NZ Lotteries and TAB are the only two entities permitted to provide internet gaming to New Zealanders.
Since the prohibition only applies to remote interactive gambling in New Zealand, it is not illegal for someone in the country to take part in online gambling – sports betting, online casino games, mobile pokies, housie, or poker – as long as the website is overseas as there is no specific legislation that forbids their access. As such, neither the operator nor the player is subject to any penalties. While offshore gambling is welcomed, New Zealand’s anti-advertising rules for those operators that provide overseas services are strict, with individuals risking hefty fines for infractions.
No Tax On Winnings
Rather an additional revenue source, gambling in New Zealand is still considered an enjoyable pastime, which may be why any and all winnings from real money online casinos and sports betting via sportsbooks are not taxed – no matter if the proceeds were obtained outside of the country. Unless you’re a professional poker player and your winnings are such that playing poker is your only or predominant source of income, those proceeds are not subject to tax.
Does New Zealand Allow Online Casinos?
The short answer is YES!
To summarize, all of the gambling in New Zealand is controlled by the Gambling Act of 2003 and its subsequent revisions, minor as they may be. In order to buy scratch cards and participate in the lottery, sports betting and horse races in the country, you must be 18 years or older, while the age to join a land-based casino there is 20 and up.

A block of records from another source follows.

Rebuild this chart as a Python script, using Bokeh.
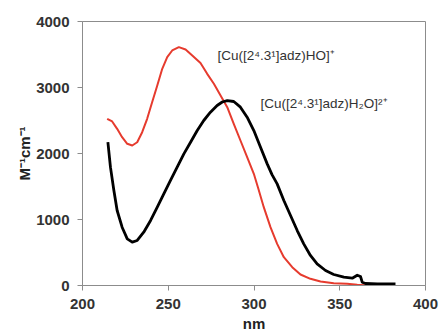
from bokeh.plotting import figure
from bokeh.models import Label, FixedTicker, Range1d
from bokeh.embed import file_html
from bokeh.resources import INLINE

# Red curve: [Cu([2^4.3^1]adz)HO]+
red_nm = [214.4, 217.3, 220.2, 223.1, 226.1, 229.0, 231.9, 234.8, 237.7, 240.6, 243.6, 246.5,
          249.4, 252.3, 256.2, 260.1, 264.0, 268.8, 272.7, 276.6, 280.5, 284.4, 288.2, 292.1,
          296.0, 299.9, 302.5, 305.7, 309.6, 313.5, 317.4, 322.3, 327.1, 332.9, 338.8, 346.5,
          354.3, 360.2, 366.0]
red_eps = [2526, 2485, 2374, 2247, 2147, 2121, 2171, 2323, 2526, 2777, 3030, 3283,
           3459, 3561, 3611, 3576, 3485, 3370, 3207, 3056, 2879, 2702, 2450, 2197,
           1944, 1692, 1470, 1187, 884, 631, 429, 278, 167, 101, 61, 35,
           25, 10, 0]

# Black curve: [Cu([2^4.3^1]adz)H2O]2+
blk_nm = [214.8, 216.3, 218.3, 220.2, 223.1, 226.1, 229.0, 231.9, 235.7, 239.7, 243.6, 247.4,
          251.3, 255.2, 259.1, 263.0, 266.9, 270.7, 274.6, 278.5, 281.5, 284.4, 288.2, 292.1,
          296.0, 299.9, 303.8, 307.7, 310.5, 313.5, 317.4, 321.3, 325.2, 329.0, 332.9, 336.8,
          341.7, 346.5, 352.4, 357.3, 360.2, 362.1, 363.1, 365.0, 372.0, 382.5]
blk_eps = [2171, 1793, 1439, 1136, 883, 707, 657, 682, 808, 985, 1187, 1389,
           1591, 1793, 1995, 2171, 2348, 2500, 2626, 2727, 2780, 2800, 2788, 2702,
           2550, 2348, 2096, 1843, 1680, 1540, 1288, 1061, 833, 631, 455, 328,
           227, 167, 126, 111, 155, 136, 50, 30, 25, 25]

x_ticks = [200, 250, 300, 350, 400]
y_ticks = [0, 1000, 2000, 3000, 4000]

label_red = "[Cu([2\u2074.3\u00b9]adz)HO]\u207a"
label_blk = "[Cu([2\u2074.3\u00b9]adz)H\u2082O]\u00b2\u207a"

p = figure(width=439, height=334, output_backend="svg", toolbar_location=None,
           x_range=Range1d(200, 400), y_range=Range1d(0, 4000),
           min_border_left=82, min_border_right=14, min_border_top=21, min_border_bottom=49)
p.background_fill_color = "white"
p.border_fill_color = "white"
p.outline_line_color = "#8c8c8c"
p.outline_line_width = 1
p.xgrid.visible = False
p.ygrid.visible = False

p.line(red_nm, red_eps, line_color="#e63b2e", line_width=2, line_join="round")
p.line(blk_nm, blk_eps, line_color="black", line_width=2.8, line_join="round")

for ax in (p.xaxis[0], p.yaxis[0]):
    ax.axis_line_color = "#8c8c8c"
    ax.major_tick_line_color = "#8c8c8c"
    ax.major_tick_out = 5
    ax.major_tick_in = 0
    ax.minor_tick_line_color = None
    ax.major_label_text_font = "Liberation Sans"
    ax.major_label_text_font_style = "bold"
    ax.major_label_text_font_size = "15px"
    ax.major_label_text_color = "#333333"
    ax.axis_label_text_font = "Liberation Sans"
    ax.axis_label_text_font_style = "bold"
    ax.axis_label_text_font_size = "15px"
    ax.axis_label_text_color = "#222222"

p.xaxis.ticker = FixedTicker(ticks=x_ticks)
p.yaxis.ticker = FixedTicker(ticks=y_ticks)
p.xaxis.axis_label = "nm"
p.yaxis.axis_label = "M\u207b\u00b9cm\u207b\u00b9"
p.xaxis.major_label_standoff = 8
p.yaxis.major_label_standoff = 8
p.xaxis.axis_label_standoff = 3
p.yaxis.axis_label_standoff = 0

p.add_layout(Label(x=278.7, y=3485, text=label_red, text_font="Liberation Sans",
                   text_font_size="13.5px", text_color="#333333", text_baseline="middle",
                   text_align="left"))
p.add_layout(Label(x=303.8, y=2758, text=label_blk, text_font="Liberation Sans",
                   text_font_size="13.5px", text_color="#333333", text_baseline="middle",
                   text_align="left"))

open("out.html", "w").write(file_html(p, INLINE))
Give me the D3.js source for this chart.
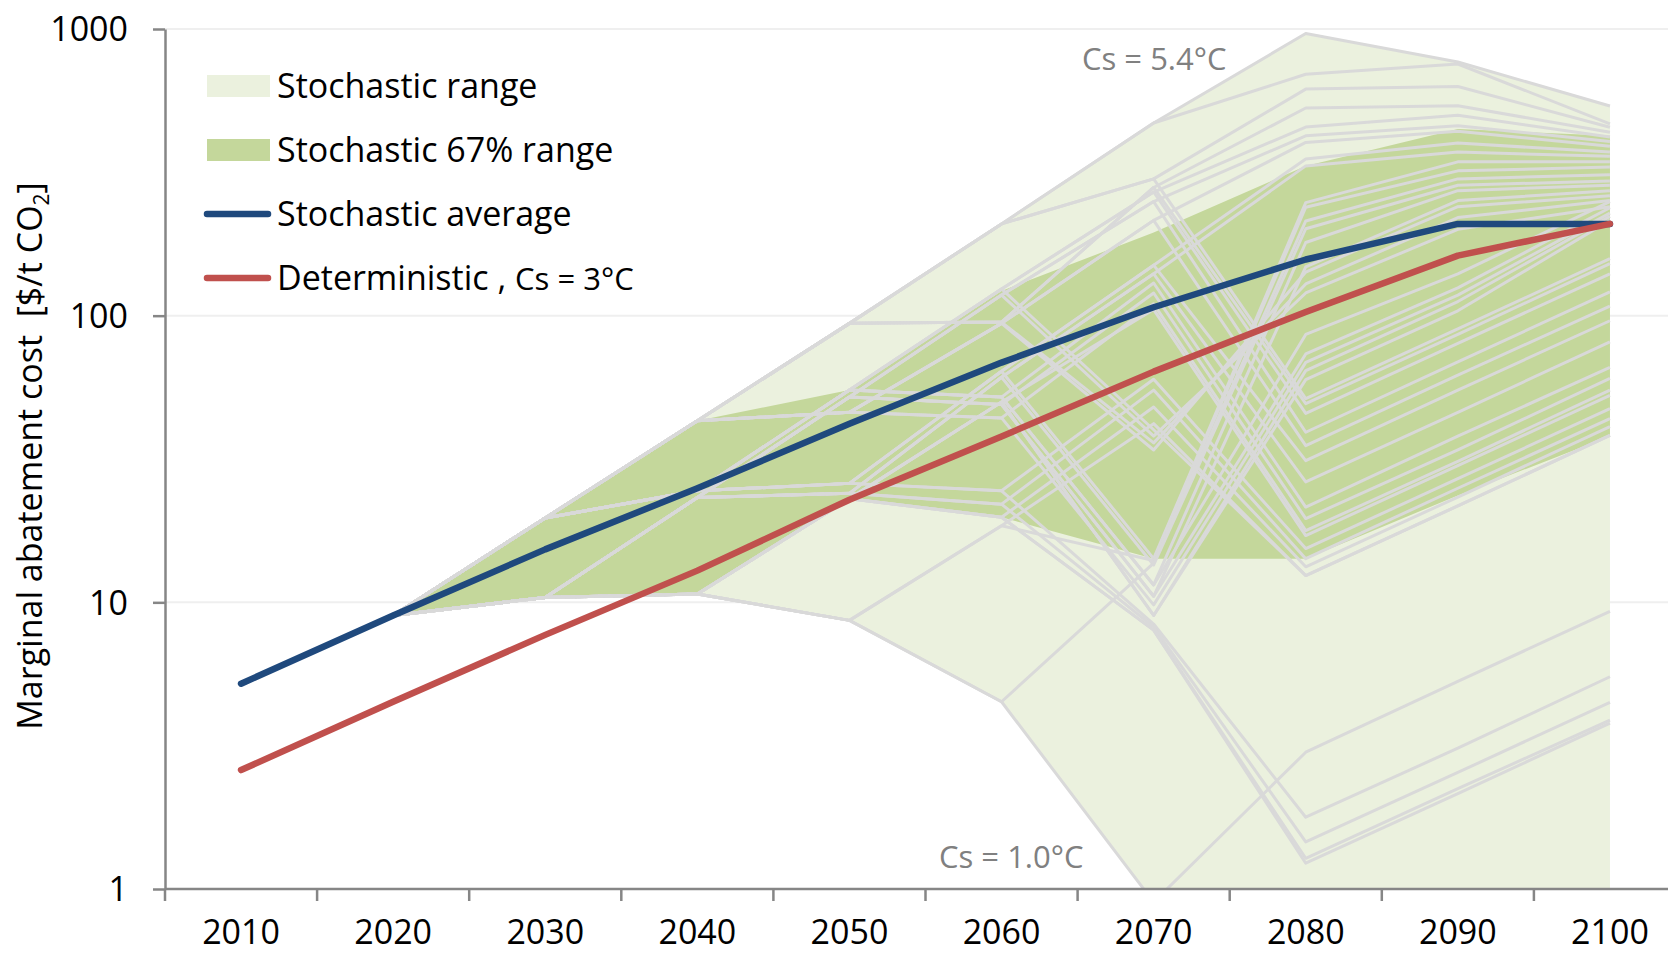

Any and all gambling activities that are not within the authority of the 2003 Act are still prohibited/illegal. However, New Zealanders are free to join online casinos, gambling sites, and sportsbooks provided by operators/companies based in other countries without having to worry about conflicting with any local regulations.
Considering the current state of New Zealand’s online casino market and the dynamic and fast-changing nature of the gambling environment, it will be interesting to see how the rules and regulations governing those associated enterprises in the country change over time.